◆ **STATED PROBLEM**: Exactly retype the lines from the top of the data through the line containing "y_lim = (-4, 4)", leaving out every picture.

◆ **GIVEN MATERIAL**:
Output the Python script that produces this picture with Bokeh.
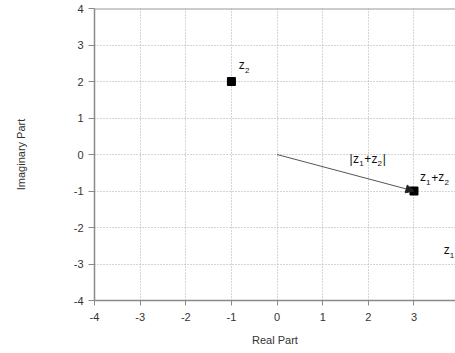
from bokeh.plotting import figure
from bokeh.models import ColumnDataSource, Arrow, NormalHead, Span, FixedTicker, PrintfTickFormatter
from bokeh.embed import file_html
from bokeh.resources import INLINE
from bokeh.core.properties import value

# ---- data ----
point_names = ["z1", "z2", "z1+z2"]
point_re = [4, -1, 3]
point_im = [-3, 2, -1]

# labels: "_" marks the next character as a subscript
label_texts = ["z_1", "z_2", "|z_1+z_2|", "z_1+z_2"]
label_x = [3.65, -0.84, 1.59, 3.13]
label_y = [-2.63, 2.44, -0.11, -0.63]

x_ticks = [-4, -3, -2, -1, 0, 1, 2, 3, 4]
y_ticks = [-4, -3, -2, -1, 0, 1, 2, 3, 4]
x_lim = (-4, 3.91)
y_lim = (-4, 4)

FONT = "Liberation Sans"
MAIN_SIZE = 12
SUB_SIZE = 8
SUB_DROP = 5
CHAR_W = {"z": 0.5, "|": 0.26, "+": 0.584, "1": 0.556, "2": 0.556}

# build per-character text pieces (for subscripts)
cx, cy, ct, cdx, cdy, csz = [], [], [], [], [], []
for txt, lx, ly in zip(label_texts, label_x, label_y):
    dx = 0.0
    i = 0
    while i < len(txt):
        if txt[i] == "_":
            ch, sub = txt[i + 1], True
            i += 2
        else:
            ch, sub = txt[i], False
            i += 1
        size = SUB_SIZE if sub else MAIN_SIZE
        cx.append(lx)
        cy.append(ly)
        ct.append(ch)
        cdx.append(dx)
        cdy.append(SUB_DROP if sub else 0)
        csz.append(f"{size}px")
        dx += CHAR_W.get(ch, 0.55) * size + (0.6 if sub else 0.2)

p = figure(width=455, height=353, x_range=x_lim, y_range=y_lim,
           output_backend="svg", toolbar_location=None,
           min_border_left=94, min_border_right=0, min_border_top=8,
           min_border_bottom=53,
           x_axis_label="Real Part", y_axis_label="Imaginary Part")

p.outline_line_color = None
p.background_fill_color = "white"
p.border_fill_color = "white"

p.xaxis.ticker = FixedTicker(ticks=x_ticks)
p.yaxis.ticker = FixedTicker(ticks=y_ticks)
p.xgrid.ticker = FixedTicker(ticks=x_ticks)
p.ygrid.ticker = FixedTicker(ticks=y_ticks)
p.xaxis.formatter = PrintfTickFormatter(format="%d")
p.yaxis.formatter = PrintfTickFormatter(format="%d")

p.grid.grid_line_color = "#aaaaaa"
p.grid.grid_line_dash = "1 2"
p.grid.grid_line_width = 1

for ax in (p.xaxis, p.yaxis):
    ax.axis_line_color = "#8a8a8a"
    ax.axis_line_width = 1.5
    ax.major_tick_line_color = "#8a8a8a"
    ax.major_tick_in = 0
    ax.minor_tick_line_color = None
    ax.major_label_text_font = FONT
    ax.major_label_text_font_size = "11px"
    ax.major_label_text_color = "#333333"
    ax.axis_label_text_font = FONT
    ax.axis_label_text_font_size = "11px"
    ax.axis_label_text_font_style = "normal"
    ax.axis_label_text_color = "#333333"

p.yaxis.major_tick_out = 6
p.yaxis.major_label_standoff = 5
p.yaxis.axis_label_standoff = 44
p.xaxis.major_tick_out = 5
p.xaxis.major_label_standoff = 7
p.xaxis.axis_label_standoff = 10

# top frame border
p.add_layout(Span(location=y_lim[1], dimension="width",
                  line_color="#999999", line_width=2))

# arrow from origin to z1+z2
p.add_layout(Arrow(end=NormalHead(size=8, fill_color="#222222",
                                  line_color="#222222", line_width=1),
                   x_start=0, y_start=0,
                   x_end=point_re[2], y_end=point_im[2],
                   line_color="#555555", line_width=1))

p.scatter(point_re, point_im, marker="square", size=8,
          fill_color="black", line_color="black")

src = ColumnDataSource(dict(x=cx, y=cy, text=ct, dx=cdx, dy=cdy, size=csz))
p.text(x="x", y="y", text="text", x_offset="dx", y_offset="dy",
       text_font_size="size", text_font=value(FONT),
       text_baseline="alphabetic", text_align="left",
       text_color="#111111", source=src)

open("out.html", "w").write(file_html(p, INLINE))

◆ **RESULT**:
Output the Python script that produces this picture with Bokeh.
from bokeh.plotting import figure
from bokeh.models import ColumnDataSource, Arrow, NormalHead, Span, FixedTicker, PrintfTickFormatter
from bokeh.embed import file_html
from bokeh.resources import INLINE
from bokeh.core.properties import value

# ---- data ----
point_names = ["z1", "z2", "z1+z2"]
point_re = [4, -1, 3]
point_im = [-3, 2, -1]

# labels: "_" marks the next character as a subscript
label_texts = ["z_1", "z_2", "|z_1+z_2|", "z_1+z_2"]
label_x = [3.65, -0.84, 1.59, 3.13]
label_y = [-2.63, 2.44, -0.11, -0.63]

x_ticks = [-4, -3, -2, -1, 0, 1, 2, 3, 4]
y_ticks = [-4, -3, -2, -1, 0, 1, 2, 3, 4]
x_lim = (-4, 3.91)
y_lim = (-4, 4)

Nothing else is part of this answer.